First of all, the invasive character of Coralita means that everyone knows it, which make it easier for us to get people involved, but also means everyone has their own view on what our research should entail. On a single day I will talk with someone who thinks Coralita is a major threat to agriculture, another person who says it’s an attraction for tourists, while a third is afraid it might smother endemic plant species. Being passionate about nature as anyone on such a beautiful island should be, Sabans are never shy to tell me what I should be researching, what the outcome of that would most probably be and which course of action would therefore be warranted. One afternoon on the main square and the direction of our study has changed 180 degrees. Twice. This challenge is linked to a second incongruity between reality and models, namely the intricate links between Coralita and other land use dynamics on Saba.
The bigger picture that just keeps getting bigger
When in Utrecht, I study the invasive alien plant Coralita on Saba and St. Eustatius. When on Saba, Coralita is merely one piece of the puzzle of declining agriculture, free-roaming goats, hurricanes, the global economic crisis and import taxes between Saba and St. Maarten. For people here, all these phenomena are interlinked, and when I interview them about Coralita, we invariably end up talking about those topics as well. Of course it's important to see the bigger picture, but how to give all these elements a place in our project without losing focus?
Thirdly, an interviewing method I’m applying turns out to be a bit too abstract to part of the respondents, forcing me to be more selective in choice of participants than I’d like to be. I ask participants to organise 48 cards with statements along a continuum from most like how I think to least like how I think. Additionally, only two cards can be placed at the extremes, three in the next column towards the centre, etcetera. This technique is known as Q methodology and often used in psychological research.

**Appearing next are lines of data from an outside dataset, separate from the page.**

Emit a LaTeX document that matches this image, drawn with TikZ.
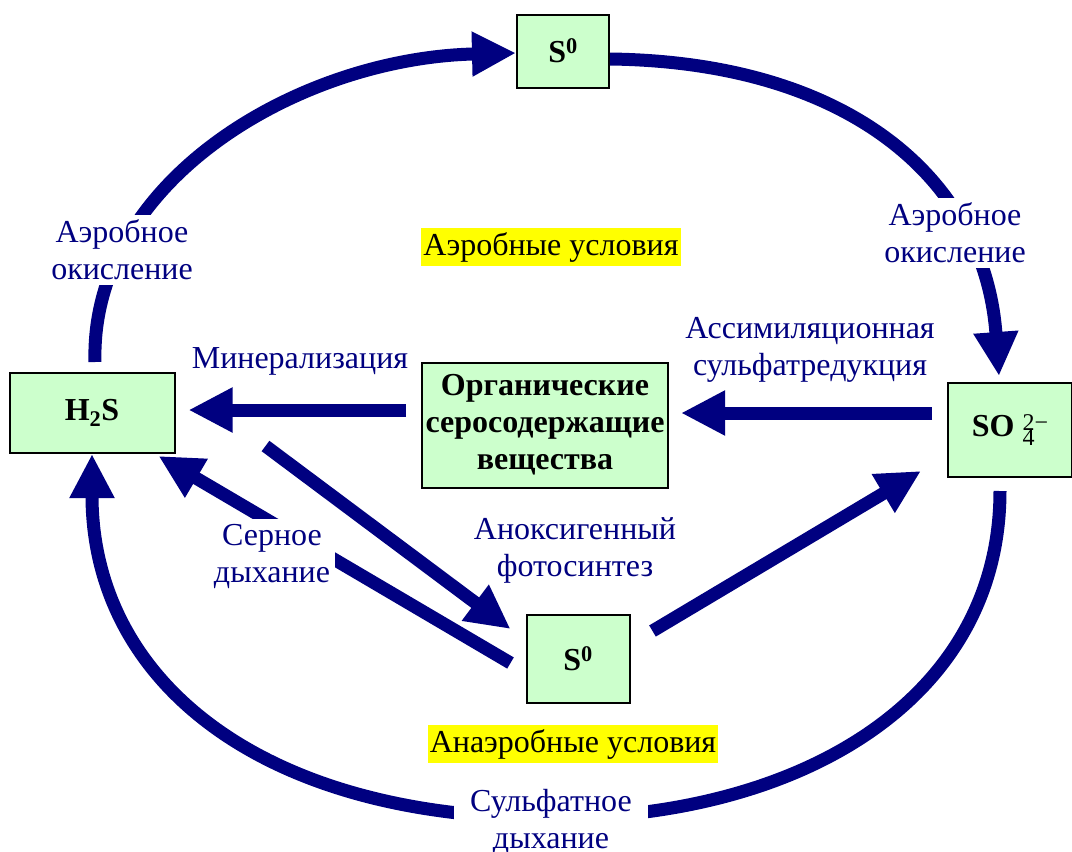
\documentclass[tikz,border=0pt]{standalone}
\usepackage{fontspec}
\setmainfont{Liberation Serif}
\usetikzlibrary{arrows.meta}
\definecolor{navy}{HTML}{000080}
\definecolor{boxgreen}{HTML}{CCFFCC}
\definecolor{hl}{HTML}{FFFF00}
\begin{document}
\begin{tikzpicture}[x=1pt,y=-1pt,
  box/.style={draw=black, line width=2pt, fill=boxgreen, font=\bfseries\fontsize{32}{37}\selectfont, align=center, inner sep=0pt},
  lbl/.style={text=navy, font=\fontsize{32}{37}\selectfont, align=center, fill=white, inner sep=5pt},
  cond/.style={fill=hl, text=black, font=\fontsize{32}{37}\selectfont, inner xsep=2pt, inner ysep=4pt},
  bigarrow/.style={draw=navy, line width=13pt, -{Triangle[length=44pt,width=42pt]}}
  ]
\useasboundingbox (0,0) rectangle (1072,852);
\fill[white] (0,0) rectangle (1072,852);
% boxes
\node[box, minimum width=92pt, minimum height=73pt] (s0top) at (563,51) {S\textsuperscript{0}};
\node[box, minimum width=165pt, minimum height=80pt] (h2s) at (92,413) {H\textsubscript{2}S};
\node[box, minimum width=246pt, minimum height=125pt] (org) at (545,425) {Органические\\серосодержащие\\вещества};
\node[box, minimum width=124pt, minimum height=94pt] (so4) at (1010,430) {SO\hspace{8pt}\raisebox{-9pt}{\mdseries\fontsize{24}{24}\selectfont\shortstack[l]{2−\\[-3pt]4}}};
\node[box, minimum width=103pt, minimum height=88pt] (s0bot) at (578,659) {S\textsuperscript{0}};
% arrows
\draw[bigarrow] ([shift={(3,-10)}]h2s.north) .. controls (90,180) and (300,58) .. ([shift={(0,2)}]s0top.west);
\draw[bigarrow] ([shift={(0,8)}]s0top.east) .. controls (850,62) and (985,180) .. ([shift={(-11,-6)}]so4.north);
\draw[bigarrow] ([shift={(-10,13)}]so4.south) .. controls (1000,700) and (800,818) .. (550,818) .. controls (260,818) and (92,680) .. (h2s.south);
\draw[bigarrow] ([shift={(-15,-15)}]org.west) -- ([shift={(13,-3)}]h2s.east);
\draw[bigarrow] ([shift={(-15,-17)}]so4.west) -- ([shift={(12,-12)}]org.east);
\draw[bigarrow] ([shift={(90,-8)}]h2s.south east) -- ([shift={(-15,15)}]s0bot.north west);
\draw[bigarrow] ([shift={(-15,4)}]s0bot.west) -- ([shift={(-17,2)}]h2s.south east);
\draw[bigarrow] ([shift={(22,17)}]s0bot.north east) -- ([shift={(-26,-7)}]so4.south west);
% labels
\node[lbl] (lAL) at (122,250) {Аэробное\\окисление};
\node[lbl] (lAR) at (955,233) {Аэробное\\окисление};
\node[cond] (cA) at (551,247) {Аэробные условия};
\node[lbl, fill=none] (lmin) at (300,361) {Минерализация};
\node[lbl, fill=none] (lass) at (810,350) {Ассимиляционная\\сульфатредукция};
\node[lbl] (lser) at (272,556) {Серное\\дыхание};
\node[lbl, fill=none] (lanox) at (575,550) {Аноксигенный\\фотосинтез};
\node[cond] (cAn) at (573,744) {Анаэробные условия};
\node[lbl, inner xsep=16pt] (lsulf) at (551,822) {Сульфатное\\дыхание};
\end{tikzpicture}
\end{document}
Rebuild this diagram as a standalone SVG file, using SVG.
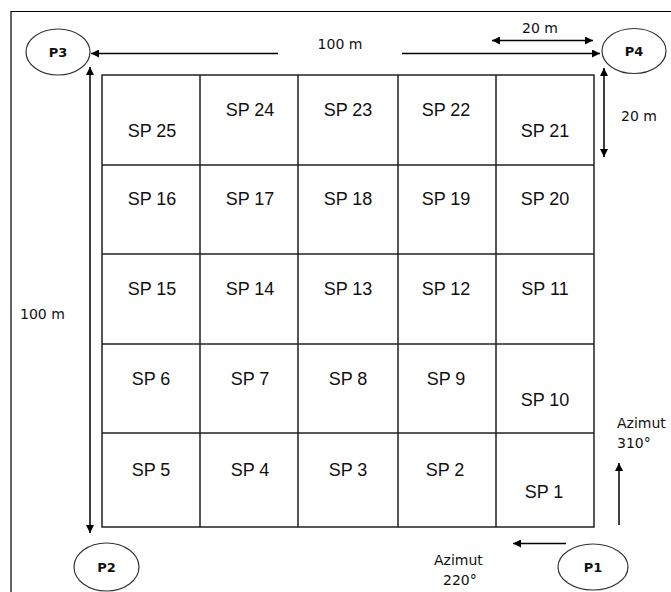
<svg xmlns="http://www.w3.org/2000/svg" width="671" height="592" viewBox="0 0 671 592">
<style>
.frame{stroke:#000;stroke-width:1.2;fill:none}
.cell{stroke:#222;stroke-width:1.5;fill:#fff}
.conn{stroke:#000;stroke-width:1.5;fill:none}
.node ellipse{fill:#fff;stroke:#333;stroke-width:1.2}
.nl{font-family:"DejaVu Sans",Verdana,sans-serif;font-size:13px;font-weight:bold;fill:#111;text-anchor:middle}
.sp{font-family:"Liberation Sans",Arial,sans-serif;font-size:18px;fill:#111;text-anchor:middle}
.lbl{font-family:"DejaVu Sans",Verdana,sans-serif;font-size:14px;fill:#111}
</style>
<defs>
<marker id="ah" viewBox="0 0 10 10" refX="10" refY="5" markerWidth="8" markerHeight="8" markerUnits="userSpaceOnUse" orient="auto-start-reverse">
<path d="M0,0 L10,5 L0,10 z" fill="#000"/>
</marker>
</defs>
<g id="frame">
<path class="frame" d="M11,592 V11.5 H671"/>
</g>
<g id="grid">
<rect class="cell" x="102" y="75" width="492" height="452"/>
<path class="cell" d="M200,75 V527 M298,75 V527 M398,75 V527 M496,75 V527 M102,165 H594 M102,254 H594 M102,344 H594 M102,433 H594" fill="none"/>
</g>
<g id="cells">
<g id="sp25"><text class="sp" x="152" y="137">SP 25</text></g>
<g id="sp24"><text class="sp" x="250" y="116">SP 24</text></g>
<g id="sp23"><text class="sp" x="348" y="116">SP 23</text></g>
<g id="sp22"><text class="sp" x="446" y="116">SP 22</text></g>
<g id="sp21"><text class="sp" x="545" y="137">SP 21</text></g>
<g id="sp16"><text class="sp" x="152" y="205">SP 16</text></g>
<g id="sp17"><text class="sp" x="250" y="205">SP 17</text></g>
<g id="sp18"><text class="sp" x="348" y="205">SP 18</text></g>
<g id="sp19"><text class="sp" x="446" y="205">SP 19</text></g>
<g id="sp20"><text class="sp" x="545" y="205">SP 20</text></g>
<g id="sp15"><text class="sp" x="152" y="295">SP 15</text></g>
<g id="sp14"><text class="sp" x="250" y="295">SP 14</text></g>
<g id="sp13"><text class="sp" x="348" y="295">SP 13</text></g>
<g id="sp12"><text class="sp" x="446" y="295">SP 12</text></g>
<g id="sp11"><text class="sp" x="545" y="295">SP 11</text></g>
<g id="sp6"><text class="sp" x="151" y="385">SP 6</text></g>
<g id="sp7"><text class="sp" x="250" y="385">SP 7</text></g>
<g id="sp8"><text class="sp" x="348" y="385">SP 8</text></g>
<g id="sp9"><text class="sp" x="446" y="385">SP 9</text></g>
<g id="sp10"><text class="sp" x="545" y="406">SP 10</text></g>
<g id="sp5"><text class="sp" x="151" y="476">SP 5</text></g>
<g id="sp4"><text class="sp" x="250" y="476">SP 4</text></g>
<g id="sp3"><text class="sp" x="348" y="476">SP 3</text></g>
<g id="sp2"><text class="sp" x="445" y="476">SP 2</text></g>
<g id="sp1"><text class="sp" x="544" y="498">SP 1</text></g>
</g>
<g id="connectors">
<line class="conn" x1="278" y1="53.5" x2="91" y2="53.5" marker-end="url(#ah)"/>
<line class="conn" x1="402" y1="53.5" x2="600" y2="53.5" marker-end="url(#ah)"/>
<line class="conn" x1="492" y1="40.5" x2="593" y2="40.5" marker-start="url(#ah)" marker-end="url(#ah)"/>
<line class="conn" x1="604" y1="68" x2="604" y2="157" marker-start="url(#ah)" marker-end="url(#ah)"/>
<line class="conn" x1="90" y1="67" x2="90" y2="533" marker-start="url(#ah)" marker-end="url(#ah)"/>
<line class="conn" x1="619" y1="525" x2="619" y2="463" marker-end="url(#ah)"/>
<line class="conn" x1="566" y1="543.5" x2="513" y2="543.5" marker-end="url(#ah)"/>
</g>
<g id="labels">
<text class="lbl" x="340" y="49" text-anchor="middle">100 m</text>
<text class="lbl" x="540" y="33" text-anchor="middle">20 m</text>
<text class="lbl" x="621" y="121">20 m</text>
<text class="lbl" x="20" y="319">100 m</text>
<text class="lbl" x="617" y="428">Azimut</text>
<text class="lbl" x="617" y="448">310°</text>
<text class="lbl" x="434" y="565">Azimut</text>
<text class="lbl" x="443" y="585">220°</text>
</g>
<g id="P3" class="node"><ellipse cx="58" cy="52" rx="32" ry="23"/><text class="nl" x="58" y="57">P3</text></g>
<g id="P4" class="node"><ellipse cx="634" cy="51" rx="32" ry="22.5"/><text class="nl" x="634" y="56">P4</text></g>
<g id="P2" class="node"><ellipse cx="106.5" cy="567" rx="32.5" ry="24"/><text class="nl" x="106.5" y="572">P2</text></g>
<g id="P1" class="node"><ellipse cx="593" cy="567" rx="35" ry="23"/><text class="nl" x="593" y="572">P1</text></g>
</svg>
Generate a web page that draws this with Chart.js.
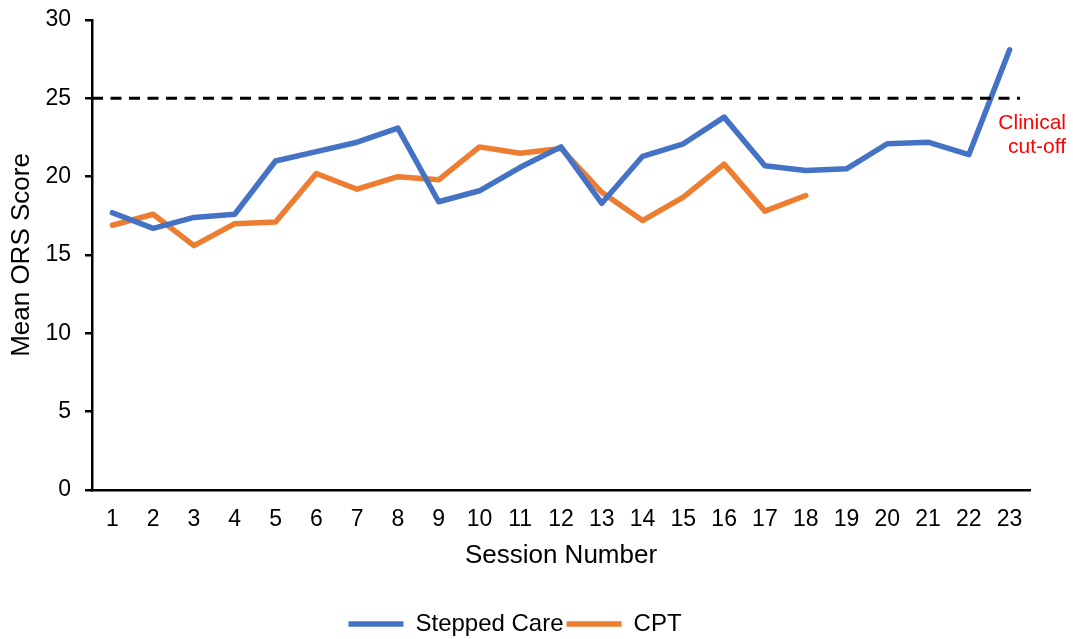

These are some of the challenges faced when conducting fieldwork, but the good thing about them is that they sprout relevant data in themselves. Sabans’ views on what my research should do, the context in which Coralita should be understood and the reasons why Q method doesn’t fit every participants’ frame of thought are indispensable insights for our project. The challenge is to put these to good use instead of being frustrated about reality not fitting your model. Which is what I sometimes think a PhD is truly about; being flexible yet persistent. Just like Coralita.